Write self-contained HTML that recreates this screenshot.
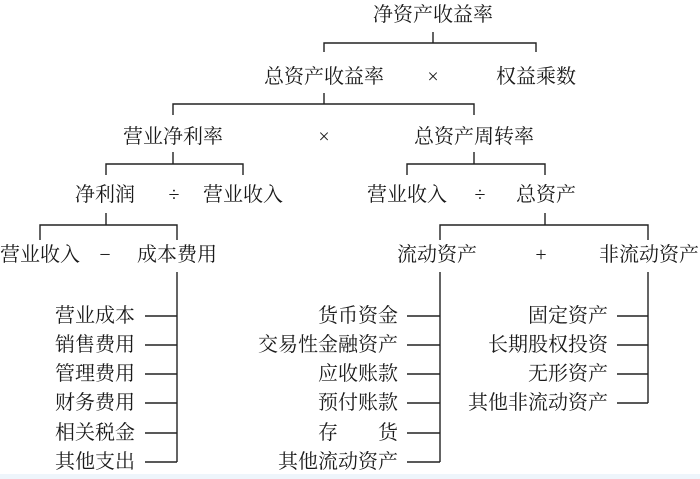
<!DOCTYPE html>
<html><head><meta charset="utf-8"><style>
html,body{margin:0;padding:0;background:#fff;width:700px;height:479px;overflow:hidden}
svg{display:block}
text{font-family:"Liberation Serif","Noto Serif CJK SC","Noto Sans CJK SC",serif;font-size:20px;fill:#1a1a1a;dominant-baseline:central}
</style></head><body>
<svg width="700" height="479" viewBox="0 0 700 479" xmlns="http://www.w3.org/2000/svg">
<rect x="0" y="474" width="700" height="5" fill="#eef5fb"/>
<g stroke="#222" stroke-width="1.4" fill="none">
<path d="M433 32V43M324 52V43H536V52"/>
<path d="M324 93V104M173 115V104H474V115"/>
<path d="M173 152V164M106 175V164H243V175"/>
<path d="M474 152V164M407 175V164H545V175"/>
<path d="M106 213V225M40 240V225H177V240"/>
<path d="M545 213V225M440 240V225H648V240"/>
<path d="M177 272V462"/>
<path d="M440 272V462"/>
<path d="M648 272V403"/>
<path d="M145 316H177M145 345H177M145 374H177M145 403H177M145 433H177M145 462H177"/>
<path d="M407 316H440M407 345H440M407 374H440M407 403H440M407 433H440M407 462H440"/>
<path d="M617 316H648M617 345H648M617 374H648M617 403H648"/>
</g>
<g text-anchor="middle">
<text x="433" y="15">净资产收益率</text>
<text x="324" y="77">总资产收益率</text>
<text x="433" y="77">×</text>
<text x="536" y="77">权益乘数</text>
<text x="173" y="137">营业净利率</text>
<text x="324" y="137">×</text>
<text x="474" y="137">总资产周转率</text>
<text x="105" y="195">净利润</text>
<text x="174" y="195">÷</text>
<text x="243" y="195">营业收入</text>
<text x="407" y="195">营业收入</text>
<text x="480" y="195">÷</text>
<text x="546" y="195">总资产</text>
<text x="40" y="255">营业收入</text>
<text x="105" y="255">−</text>
<text x="177" y="255">成本费用</text>
<text x="437" y="255">流动资产</text>
<text x="541" y="255">+</text>
<text x="649" y="255">非流动资产</text>
</g>
<g text-anchor="end">
<text x="135" y="316">营业成本</text>
<text x="135" y="345">销售费用</text>
<text x="135" y="374">管理费用</text>
<text x="135" y="403">财务费用</text>
<text x="135" y="433">相关税金</text>
<text x="135" y="462">其他支出</text>
<text x="398" y="316">货币资金</text>
<text x="398" y="345">交易性金融资产</text>
<text x="398" y="374">应收账款</text>
<text x="398" y="403">预付账款</text>
<text x="398" y="433">存　　货</text>
<text x="398" y="462">其他流动资产</text>
<text x="608" y="316">固定资产</text>
<text x="608" y="345">长期股权投资</text>
<text x="608" y="374">无形资产</text>
<text x="608" y="403">其他非流动资产</text>
</g>
</svg>
</body></html>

▬▬▬

→ AIM:
Copy each line above precisely, dropping the pictures.

→ WRITTEN SOLUTION:
Write self-contained HTML that recreates this screenshot.
<!DOCTYPE html>
<html><head><meta charset="utf-8"><style>
html,body{margin:0;padding:0;background:#fff;width:700px;height:479px;overflow:hidden}
svg{display:block}
text{font-family:"Liberation Serif","Noto Serif CJK SC","Noto Sans CJK SC",serif;font-size:20px;fill:#1a1a1a;dominant-baseline:central}
</style></head><body>
<svg width="700" height="479" viewBox="0 0 700 479" xmlns="http://www.w3.org/2000/svg">
<rect x="0" y="474" width="700" height="5" fill="#eef5fb"/>
<g stroke="#222" stroke-width="1.4" fill="none">
<path d="M433 32V43M324 52V43H536V52"/>
<path d="M324 93V104M173 115V104H474V115"/>
<path d="M173 152V164M106 175V164H243V175"/>
<path d="M474 152V164M407 175V164H545V175"/>
<path d="M106 213V225M40 240V225H177V240"/>
<path d="M545 213V225M440 240V225H648V240"/>
<path d="M177 272V462"/>
<path d="M440 272V462"/>
<path d="M648 272V403"/>
<path d="M145 316H177M145 345H177M145 374H177M145 403H177M145 433H177M145 462H177"/>
<path d="M407 316H440M407 345H440M407 374H440M407 403H440M407 433H440M407 462H440"/>
<path d="M617 316H648M617 345H648M617 374H648M617 403H648"/>
</g>
<g text-anchor="middle">
<text x="433" y="15">净资产收益率</text>
<text x="324" y="77">总资产收益率</text>
<text x="433" y="77">×</text>
<text x="536" y="77">权益乘数</text>
<text x="173" y="137">营业净利率</text>
<text x="324" y="137">×</text>
<text x="474" y="137">总资产周转率</text>
<text x="105" y="195">净利润</text>
<text x="174" y="195">÷</text>
<text x="243" y="195">营业收入</text>
<text x="407" y="195">营业收入</text>
<text x="480" y="195">÷</text>
<text x="546" y="195">总资产</text>
<text x="40" y="255">营业收入</text>
<text x="105" y="255">−</text>
<text x="177" y="255">成本费用</text>
<text x="437" y="255">流动资产</text>
<text x="541" y="255">+</text>
<text x="649" y="255">非流动资产</text>
</g>
<g text-anchor="end">
<text x="135" y="316">营业成本</text>
<text x="135" y="345">销售费用</text>
<text x="135" y="374">管理费用</text>
<text x="135" y="403">财务费用</text>
<text x="135" y="433">相关税金</text>
<text x="135" y="462">其他支出</text>
<text x="398" y="316">货币资金</text>
<text x="398" y="345">交易性金融资产</text>
<text x="398" y="374">应收账款</text>
<text x="398" y="403">预付账款</text>
<text x="398" y="433">存　　货</text>
<text x="398" y="462">其他流动资产</text>
<text x="608" y="316">固定资产</text>
<text x="608" y="345">长期股权投资</text>
<text x="608" y="374">无形资产</text>
<text x="608" y="403">其他非流动资产</text>
</g>
</svg>
</body></html>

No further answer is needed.